Midwives are celebrating the $40 a week increase in Paid Parental leave entitlements from 1 July as they see daily, new parents struggling to meet rising costs.
From Friday 1 July, the maximum weekly rate of paid parental leave will be increasing to $661.12 per week, a 6.3 per cent increase before tax. Those who are self-employed will also see an increase in their minimum payment to $212 per week.
MERAS, the midwives’ union, has been calling for an increase in the cap of Paid Parental Leave payments since the 2020 Election.
MERAS co-leader, Jill Ovens, points out that with average weekly earnings in New Zealand now being $1404.15, employees whose weekly pay is above the new maximum will experience a loss of income while on parental leave and may be forced to return to work to pay the mortgage and other fixed expenses when their babies are less than 6 months old.

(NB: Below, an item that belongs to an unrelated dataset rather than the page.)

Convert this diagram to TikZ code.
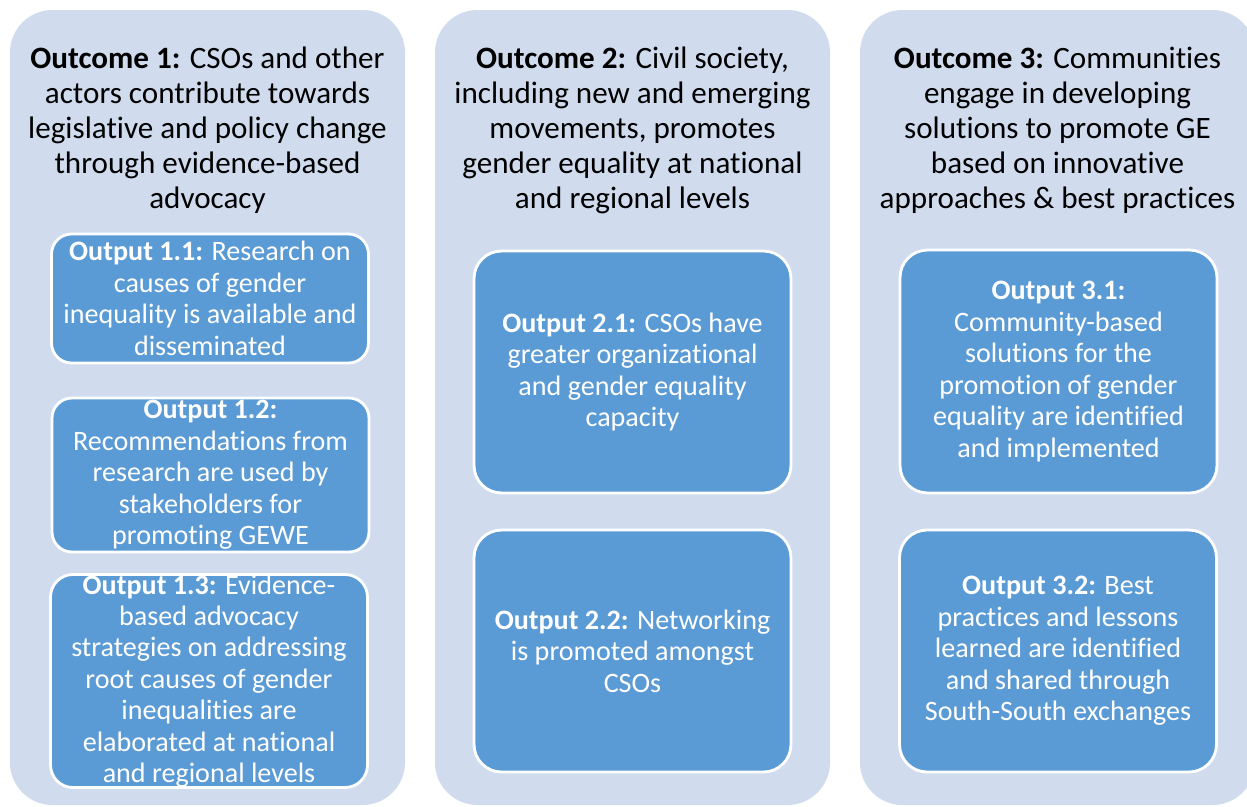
\documentclass[tikz,border=0pt]{standalone}
\usepackage{fontspec}
\setmainfont{Carlito}[Ligatures=NoCommon]
\usepackage{xcolor}
\usetikzlibrary{positioning}
\definecolor{panelblue}{HTML}{D0DCEE}
\definecolor{boxblue}{HTML}{5B9BD5}

\begin{document}
\begin{tikzpicture}[x=0.02cm,y=-0.02cm,
  outcome/.style={align=center,text=black,inner sep=0pt,font=\fontsize{17.7}{19.9}\selectfont},
  output/.style={draw=white,line width=1.6pt,fill=boxblue,text=white,align=center,inner sep=0pt,
    font=\fontsize{16}{17.9}\selectfont,minimum width=6.34cm}]
\clip (0,0) rectangle (1247,806);
\fill[white] (0,0) rectangle (1247,806);
% the three outcome columns
\fill[panelblue,rounded corners=0.85cm] (10,10) rectangle (405,805);
\fill[panelblue,rounded corners=0.85cm] (435,10) rectangle (830,805);
\fill[panelblue,rounded corners=0.85cm] (860,10) rectangle (1255,805);
% outcome headings
\node[outcome] (oc1) at (207.5,130) {\textbf{Outcome 1:} CSOs and other\\actors contribute towards\\legislative and policy change\\through evidence-based\\advocacy};
\node[outcome] (oc2) at (632.5,130) {\textbf{Outcome 2:} Civil society,\\including new and emerging\\movements, promotes\\gender equality at national\\and regional levels};
\node[outcome] (oc3) at (1057.5,130) {\textbf{Outcome 3:} Communities\\engage in developing\\solutions to promote GE\\based on innovative\\approaches \& best practices};
% outputs, column 1
\node[output,rounded corners=0.4cm,minimum height=2.58cm] (op11) at (210,298.5) {\textbf{Output 1.1:} Research on\\causes of gender\\inequality is available and\\disseminated};
\node[output,rounded corners=0.4cm,minimum height=3.08cm] (op12) at (210.5,475) {\textbf{Output 1.2:}\\Recommendations from\\research are used by\\stakeholders for\\promoting GEWE};
\node[output,rounded corners=0.45cm,minimum height=4.24cm] (op13) at (209,681) {\textbf{Output 1.3:} Evidence-\\based advocacy\\strategies on addressing\\root causes of gender\\inequalities are\\elaborated at national\\and regional levels};
% outputs, column 2
\node[output,rounded corners=0.55cm,minimum height=4.84cm] (op21) at (632.5,372) {\textbf{Output 2.1:} CSOs have\\greater organizational\\and gender equality\\capacity};
\node[output,rounded corners=0.55cm,minimum height=4.84cm] (op22) at (632.5,651) {\textbf{Output 2.2:} Networking\\is promoted amongst\\CSOs};
% outputs, column 3
\node[output,rounded corners=0.55cm,minimum height=4.86cm] (op31) at (1058.5,371.5) {\textbf{Output 3.1:}\\Community-based\\solutions for the\\promotion of gender\\equality are identified\\and implemented};
\node[output,rounded corners=0.55cm,minimum height=4.84cm] (op32) at (1058,651) {\textbf{Output 3.2:} Best\\practices and lessons\\learned are identified\\and shared through\\South-South exchanges};
\end{tikzpicture}
\end{document}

“Some employers top up parental leave payments but not always for the full period. For example, midwives employed by DHBs get a top-up to their usual pay while they are on paid parental leave, but this is only for 14 of the 26 weeks paid leave,” Ms Ovens says.
Midwives say the first few months are the most important in a baby’s life, and MERAS supports the Government’s commitment to helping working families who have new-borns and young children. However, the union is calling for partners to have some entitlement to paid parental leave at the same time as the birth mother to strengthen the family unit.
“Currently if her partner wants to take parental leave, the mother has to transfer some of her leave as it is only for the primary caregiver. But after the birth, it would be great for the baby’s mother to have her partner there to look after both them and any other children in the family. This helps her to recover from the birth and to establish breastfeeding,” Ms Ovens says. “We think this is especially important when mothers are being sent home from hospitals within 24 hours of the birth.”
MERAS says it is also important for partners to bond with their new-born babies and share in the experience of welcoming a new member to their family.
The union says there are some employment issues with the Parental Leave and Employment Protection Act that need to be addressed. These include:
- entitlement to the full 52 weeks parental leave for those who have changed their employer in the previous 12 months,
- the way annual leave is paid out after return from parental leave, and
- the rights of surrogates to some paid leave after the birth.